Quantum Computing Using Microchips Might Become A Reality


    Scientists have been trying for a long time now to get the atomic nuclei embedded in Silicon to work as Quantum bits or qubits for use in a super-powerful Quantum Computer. This was thought to be achievable through manipulative Magnetic fields, but now, researchers in Australia have stumbled across a way to control such a nucleus with more manageable electric fields. This could mean that we will be able to control the qubits correspondingly as transistors.

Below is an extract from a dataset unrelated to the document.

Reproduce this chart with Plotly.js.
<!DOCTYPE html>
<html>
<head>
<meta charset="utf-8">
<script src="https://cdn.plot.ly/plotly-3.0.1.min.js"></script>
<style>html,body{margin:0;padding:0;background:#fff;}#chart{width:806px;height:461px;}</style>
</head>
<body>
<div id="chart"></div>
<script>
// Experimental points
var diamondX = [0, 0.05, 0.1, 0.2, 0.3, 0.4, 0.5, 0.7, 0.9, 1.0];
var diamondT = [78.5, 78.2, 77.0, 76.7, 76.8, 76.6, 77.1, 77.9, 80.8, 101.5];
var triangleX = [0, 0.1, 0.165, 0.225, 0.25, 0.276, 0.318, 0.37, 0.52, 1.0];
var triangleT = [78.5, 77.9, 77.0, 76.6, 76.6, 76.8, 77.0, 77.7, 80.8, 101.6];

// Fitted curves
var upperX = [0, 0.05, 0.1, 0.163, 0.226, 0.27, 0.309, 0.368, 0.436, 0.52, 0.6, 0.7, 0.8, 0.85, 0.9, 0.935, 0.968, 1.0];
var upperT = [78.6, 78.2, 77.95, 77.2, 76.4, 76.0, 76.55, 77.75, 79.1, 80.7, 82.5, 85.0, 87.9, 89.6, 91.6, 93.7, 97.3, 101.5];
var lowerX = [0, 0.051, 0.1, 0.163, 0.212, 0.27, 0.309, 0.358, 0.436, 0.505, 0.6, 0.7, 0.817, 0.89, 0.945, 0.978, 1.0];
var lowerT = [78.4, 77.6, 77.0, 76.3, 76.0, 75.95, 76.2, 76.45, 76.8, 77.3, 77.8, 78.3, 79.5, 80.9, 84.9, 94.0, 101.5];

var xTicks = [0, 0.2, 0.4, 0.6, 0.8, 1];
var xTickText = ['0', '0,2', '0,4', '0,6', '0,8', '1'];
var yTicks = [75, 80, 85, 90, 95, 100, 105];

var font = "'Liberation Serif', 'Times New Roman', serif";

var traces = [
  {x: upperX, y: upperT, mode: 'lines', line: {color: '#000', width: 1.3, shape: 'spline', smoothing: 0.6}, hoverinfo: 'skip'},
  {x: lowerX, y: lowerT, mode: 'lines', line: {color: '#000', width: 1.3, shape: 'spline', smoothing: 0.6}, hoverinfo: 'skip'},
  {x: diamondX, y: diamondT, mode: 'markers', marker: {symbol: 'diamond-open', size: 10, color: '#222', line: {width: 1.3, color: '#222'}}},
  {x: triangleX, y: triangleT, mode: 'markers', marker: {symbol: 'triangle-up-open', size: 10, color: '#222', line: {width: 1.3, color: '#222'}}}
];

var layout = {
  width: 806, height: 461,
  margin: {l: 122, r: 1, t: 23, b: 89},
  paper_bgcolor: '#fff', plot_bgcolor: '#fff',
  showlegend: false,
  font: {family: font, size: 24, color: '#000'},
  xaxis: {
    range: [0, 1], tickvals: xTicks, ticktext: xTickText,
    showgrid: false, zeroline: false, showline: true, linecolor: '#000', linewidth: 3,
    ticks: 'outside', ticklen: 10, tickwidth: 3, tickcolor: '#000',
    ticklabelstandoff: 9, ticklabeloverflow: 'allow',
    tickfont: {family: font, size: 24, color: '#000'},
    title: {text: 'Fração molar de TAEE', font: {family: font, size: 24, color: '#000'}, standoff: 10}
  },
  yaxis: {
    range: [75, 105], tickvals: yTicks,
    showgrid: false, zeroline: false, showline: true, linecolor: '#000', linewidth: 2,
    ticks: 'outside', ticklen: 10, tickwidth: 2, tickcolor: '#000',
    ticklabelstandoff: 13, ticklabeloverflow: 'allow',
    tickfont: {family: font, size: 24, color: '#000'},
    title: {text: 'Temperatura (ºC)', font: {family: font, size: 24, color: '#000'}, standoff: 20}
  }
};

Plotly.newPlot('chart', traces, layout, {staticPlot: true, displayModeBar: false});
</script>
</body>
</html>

    The workings of a normal computer are quite easy to understand; it works by flipping bits from 1 to 0 and vice versa. A Quantum computer employs qubits that can be set to either 0,1 or both at the same time. This allows for the Quantum computer to perform a huge number of calculations simultaneously. This generally translates into the real world as Quantum computers being able to perform operations much more complex than conventional computers.

    A Quantum Computer.

    The current generation of Quantum computers face a very dire problem, that of scaling. Currently, Google’s best Quantum computer, having 53 qubits inside that perform the computations, needs a large refrigeration unit named as dilution refrigerator to be able to run as the circuit needs superconductors to be able to make them behave as qubits. Google researchers think that they will be able to fit a thousand qubits in one dilution refrigerator. This is still way less than what a full-fledged Quantum computer is imagined to be, that is, millions of qubits.

    D-wave was the first company to introduce commercial Quantum computers.

    To solve this very problem, in 1998, Bruce Kane, thought up a more compact technology with individual Phosphorous atoms embedded in Silicon and placed in a Magnetic field. The problem with this approach is that the Magnetic field tends to spill out and interfere with other atoms. This problem is what the Australian researchers seem to have solved by using electric fields. As this method is tested and adopted, we will be able to see the positive impact this innovation has on the world of Quantum computing.